How can you tell your child to only date a man/woman who has that "paper"? Okay what if he/she is out there robbing, stealing, killing for that money; does it matter? Before you open your mouth please THINK! Okay I have always been told "never settle for less" well sometimes settling for less is better. I say this because women look for a man that is going to take care of them and with this society nothing is ever stabled, so what happens when that man loses his job?! Would you leave him? Would you cheat on him? What would you do? I have heard a mother tell her child to always look for a man to take care of you. It's not always about "being taken care of." As a woman or man, you should always want your own. As a motherless child, I wished someone would have told me that. I have been with my current boyfriend for seven years and he has always done for me and now I am too spoiled. I hate cooking, cleaning, catering to him. He always doing for me and I NEVER do anything for him. After a life-changing experience, I realized this man loves me unconditionally and I should treat him the same. Relationships are 50/50 not 20/80. How as a mother can you tell your child to allow a man of any stature, as long as he has money, to be with him? What if this man is robbing someone to give his woman all these fine things in life because he lost his job, would it still be okay?

Sunday, January 2, 2011

The first day of the year!!!



Happy New Year!!! How did you spend the first day of the year? Well I spent it with the love of my life! We slept most of the day away lol! But it ended great. Went shopping with him to his favorite "man store" (Harbor Freight). After that we enjoyed some wonderful Randy's Pizza mmmm!!! Visited a few more department stores, then went home and had some adult fun lol! Anyway it's a new year and with a new year comes problems, however it's up to you to make the best of the daily challeges thrown your way.

GIRL, DID YOU HEAR...?!


Do we all believe what we hear?

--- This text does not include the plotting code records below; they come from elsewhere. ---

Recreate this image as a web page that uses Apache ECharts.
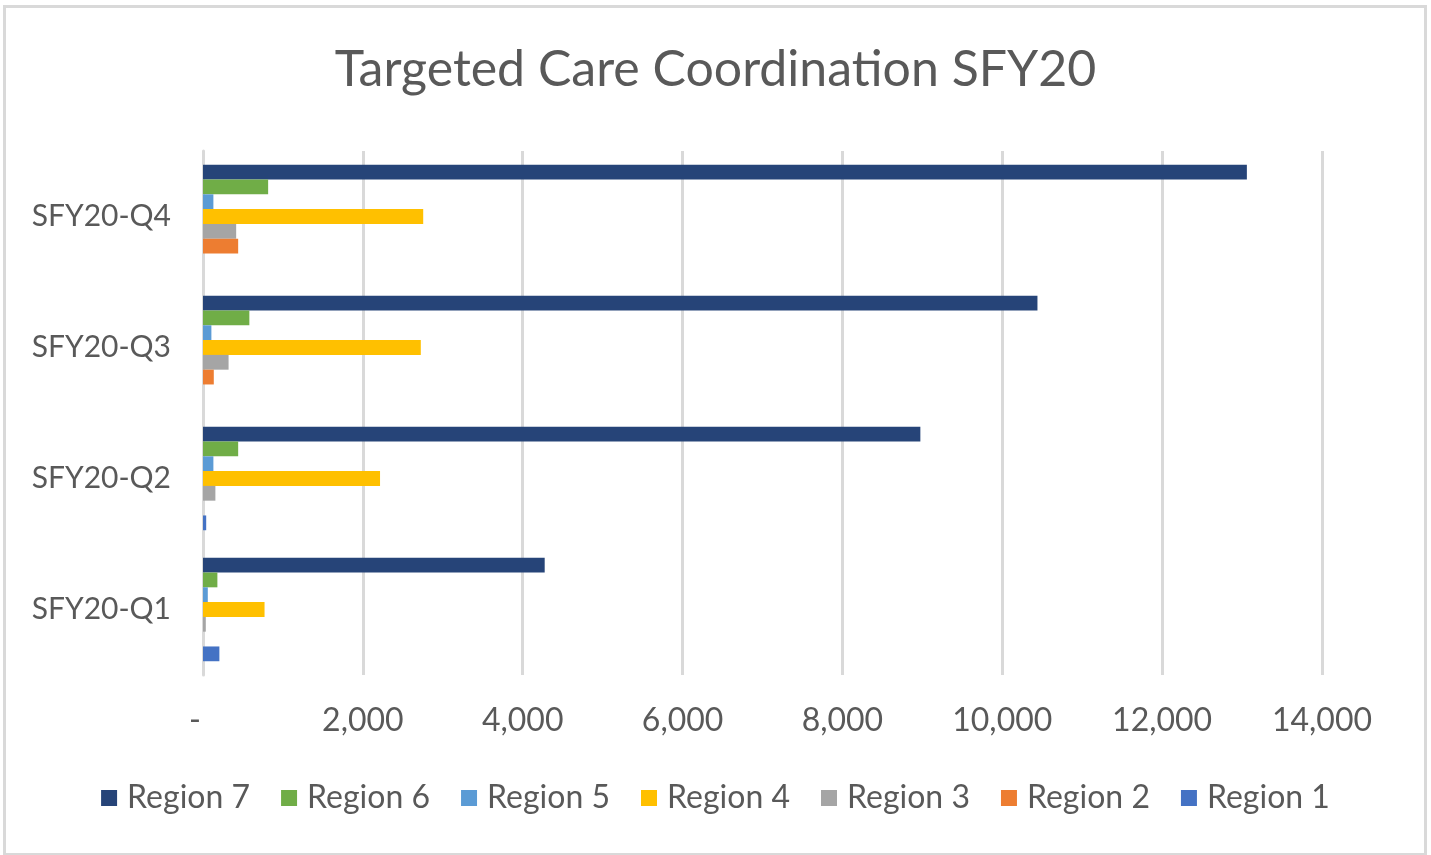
<!DOCTYPE html>
<html>
<head>
<meta charset="utf-8">
<script src="https://cdn.jsdelivr.net/npm/echarts@6/dist/echarts.min.js"></script>
<style>
html,body{margin:0;padding:0;background:#fff;}
#frame{position:absolute;left:3px;top:5px;width:1418px;height:845px;border:3px solid #D9D9D9;}
#chart{position:absolute;left:0;top:0;width:1431px;height:855px;}
</style>
</head>
<body>
<div id="frame"></div>
<div id="chart"></div>
<script>
const categories = ['SFY20-Q1', 'SFY20-Q2', 'SFY20-Q3', 'SFY20-Q4'];
const seriesNames = ['Region 7', 'Region 6', 'Region 5', 'Region 4', 'Region 3', 'Region 2', 'Region 1'];
const region7 = [4275, 8975, 10440, 13060];
const region6 = [180, 440, 580, 815];
const region5 = [60, 130, 105, 130];
const region4 = [770, 2215, 2725, 2755];
const region3 = [35, 155, 320, 415];
const region2 = [0, 0, 135, 440];
const region1 = [205, 40, 0, 0];
const xTicks = [0, 2000, 4000, 6000, 8000, 10000, 12000, 14000];
const colors = ['#264478', '#70AD47', '#5B9BD5', '#FFC000', '#A5A5A5', '#ED7D31', '#4472C4'];
const values = [region7, region6, region5, region4, region3, region2, region1];

const FONT = 'Lato';
const chart = echarts.init(document.getElementById('chart'), null, {renderer: 'canvas'});
const series = seriesNames.map((n, i) => ({
  name: n,
  type: 'bar',
  data: values[i],
  barGap: '0%',
  barCategoryGap: '21%',
  itemStyle: {color: colors[i]},
  emphasis: {disabled: true}
}));
chart.setOption({
  animation: false,
  backgroundColor: 'transparent',
  title: {
    text: 'Targeted Care Coordination SFY20',
    left: 'center',
    top: 40,
    textStyle: {fontFamily: FONT, fontSize: 50, fontWeight: 'normal', color: '#595959'}
  },
  legend: {
    data: seriesNames,
    bottom: 36,
    left: 'center',
    icon: 'rect',
    itemWidth: 16,
    itemHeight: 16,
    itemGap: 31,
    textStyle: {fontFamily: FONT, fontSize: 32, color: '#595959', padding: [0, 0, 0, 5]}
  },
  grid: {left: 203, right: 109, top: 151, bottom: 180, containLabel: false},
  xAxis: {
    type: 'value',
    min: 0,
    max: 14000,
    interval: 2000,
    axisLine: {show: false},
    axisTick: {show: false},
    splitLine: {lineStyle: {color: '#D9D9D9', width: 3}},
    axisLabel: {
      fontFamily: FONT, fontSize: 32, color: '#595959', margin: 30,
      formatter: v => v === 0 ? '{d|-}' : xTicks.includes(v) ? v.toLocaleString('en-US') : '',
      rich: {d: {fontFamily: FONT, fontSize: 32, color: '#595959', padding: [0, 16, 0, 0]}}
    }
  },
  yAxis: {
    type: 'category',
    data: categories,
    axisTick: {show: false},
    axisLine: {lineStyle: {color: '#D9D9D9', width: 3}},
    axisLabel: {fontFamily: FONT, fontSize: 30, color: '#595959', margin: 32}
  },
  series: series
});
</script>
</body>
</html>
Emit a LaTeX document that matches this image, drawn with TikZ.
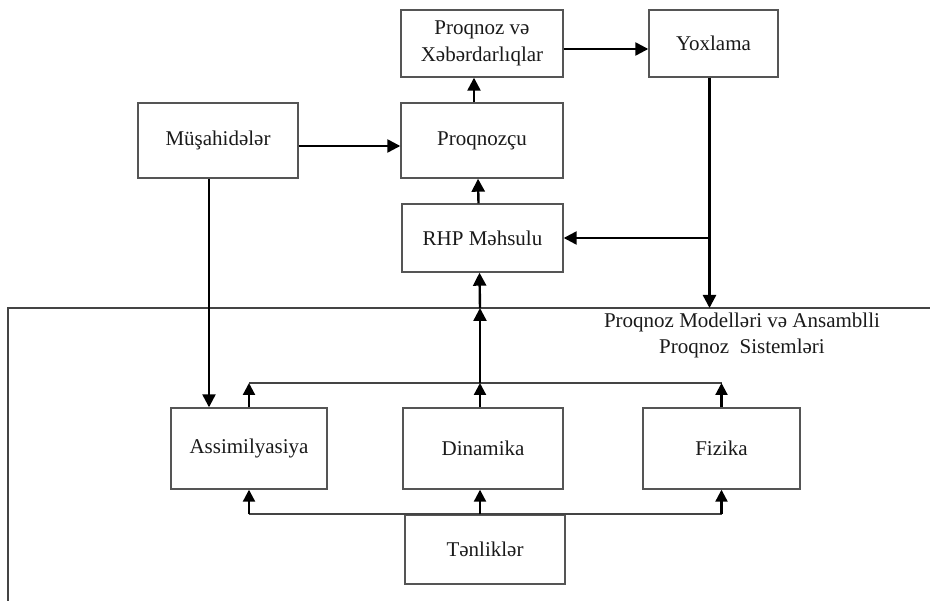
\documentclass[tikz,border=0pt]{standalone}
\usepackage{fontspec}
\setmainfont{Liberation Serif}
\usepackage{xcolor}
\usepackage{tikz}
\usetikzlibrary{arrows.meta,calc,positioning}
\definecolor{boxgray}{HTML}{555555}
\definecolor{framegray}{HTML}{444444}
\definecolor{textdark}{HTML}{1A1A1A}

\begin{document}
\begin{tikzpicture}[x=1pt,y=-1pt,
    block/.style={draw=boxgray, line width=1.4pt, fill=white, text=textdark,
        align=center, font=\fontsize{21}{27}\selectfont, inner sep=0pt},
    flow/.style={black, line width=2.4pt, -{Triangle[length=13pt,width=13pt]}},
    bus/.style={framegray, line width=1.6pt},
    busarrow/.style={black, line width=2.2pt, -{Triangle[length=12pt,width=12pt]}}]
    \useasboundingbox (0,0) rectangle (930,601);

    % boxes
    \node[block, minimum width=162pt, minimum height=67pt] (pvx) at (482,43.5) {Proqnoz və\\Xəbərdarlıqlar};
    \node[block, minimum width=129pt, minimum height=67pt] (yox) at (713.5,43.5) {Yoxlama};
    \node[block, minimum width=160pt, minimum height=75pt] (mush) at (218,140.5) {Müşahidələr};
    \node[block, minimum width=162pt, minimum height=75pt] (prog) at (482,140.5) {Proqnozçu};
    \node[block, minimum width=161pt, minimum height=68pt] (rhp) at (482.5,238) {RHP Məhsulu};
    \node[block, minimum width=156pt, minimum height=81pt] (assim) at (249,448.5) {Assimilyasiya};
    \node[block, minimum width=160pt, minimum height=81pt] (din) at (483,448.5) {Dinamika};
    \node[block, minimum width=157pt, minimum height=81pt] (fiz) at (721.5,448.5) {Fizika};
    \node[block, minimum width=160pt, minimum height=69pt] (tenl) at (485,549.5) {Tənliklər};

    % model frame
    \coordinate (FTL) at (8,308);
    \coordinate (FTR) at (930,308);
    \coordinate (FBL) at (8,601);
    \draw[bus] (FBL) -- (FTL) -- (FTR);
    \node[text=textdark, align=center, font=\fontsize{21}{26}\selectfont, anchor=north] (frametitle)
        at (742,309) {Proqnoz Modelləri və Ansamblli\\Proqnoz~ Sistemləri};

    % upper flow
    \draw[flow] (mush.east |- 0,146) -- (prog.west |- 0,146);
    \draw[flow] ([xshift=-8pt]prog.north) -- ([xshift=-8pt]pvx.south);
    \draw[flow] ([xshift=-4pt]rhp.north) -- ([xshift=-4pt]prog.south);
    \draw[flow] (pvx.east |- 0,49) -- (yox.west |- 0,49);

    \coordinate (YDOWN) at ([xshift=-4pt]yox.south);
    \draw[flow] (YDOWN) -- (YDOWN |- FTL);
    \draw[flow] (YDOWN |- rhp.east) -- (rhp.east);

    \draw[flow] ([xshift=-9pt]mush.south) -- ([xshift=-9pt]mush.south |- assim.north);

    % buses
    \coordinate (TOPBUS) at (0,383);
    \coordinate (BOTBUS) at (tenl.north);
    \draw[bus] (assim.north |- TOPBUS) -- (fiz.north |- TOPBUS);
    \draw[bus] (assim.south |- BOTBUS) -- (fiz.south |- BOTBUS);

    \draw[busarrow] (assim.north) -- (assim.north |- TOPBUS);
    \draw[busarrow] ([xshift=-3pt]din.north) -- ([xshift=-3pt]din.north |- TOPBUS);
    \draw[busarrow] (fiz.north) -- (fiz.north |- TOPBUS);
    \draw[flow] ([xshift=-3pt]din.north |- TOPBUS) -- ([xshift=-3pt]din.north |- FTL);
    \draw[flow] ([xshift=-3pt]din.north |- FTL) -- ([xshift=-3pt]rhp.south);

    \draw[busarrow] (assim.south |- BOTBUS) -- (assim.south);
    \draw[busarrow] ([xshift=-3pt]din.south |- BOTBUS) -- ([xshift=-3pt]din.south);
    \draw[busarrow] (fiz.south |- BOTBUS) -- (fiz.south);
\end{tikzpicture}
\end{document}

Unless you are certain, KEEP YOUR MOUTH SHUT!! Misconceptions are Misdiagnosis! That's exactly why I don't have friends, only associates. I have realized that I have told too much last year and that could come back and haunt me! However, we learn how to grow from our mistakes...what I did is irreversible. In my lifetime, I have spreaded things that I did not know was true. It can hurt people if you don't hear it from the source. Do we spread lies to make ourselves feel good, even though you are hurting this person with the rumors?, What do you hate so much about this person? If you don't know then shut up!

Saturday, January 1, 2011

HAPPY NEW YEAR!!!

WELCOME TO 2011!! THIS WILL BE A WONDERFUL YEAR! SO MANY RESOLUTIONS AND PLENTY OF TIME LOL! MY RESOLUTIONS ARE: GROW MY HAIR BRA STRAP LENGTH, OBTAIN MY DEGREE, LOSE 60 POUNDS, AND TO LIVE STRESS-FREE!!!

HAPPY NEW YEAR!!!!!!!!!!!!!!!!!!!!!!!!!!!!!!!!!!!!!!!!!!!!!!!!!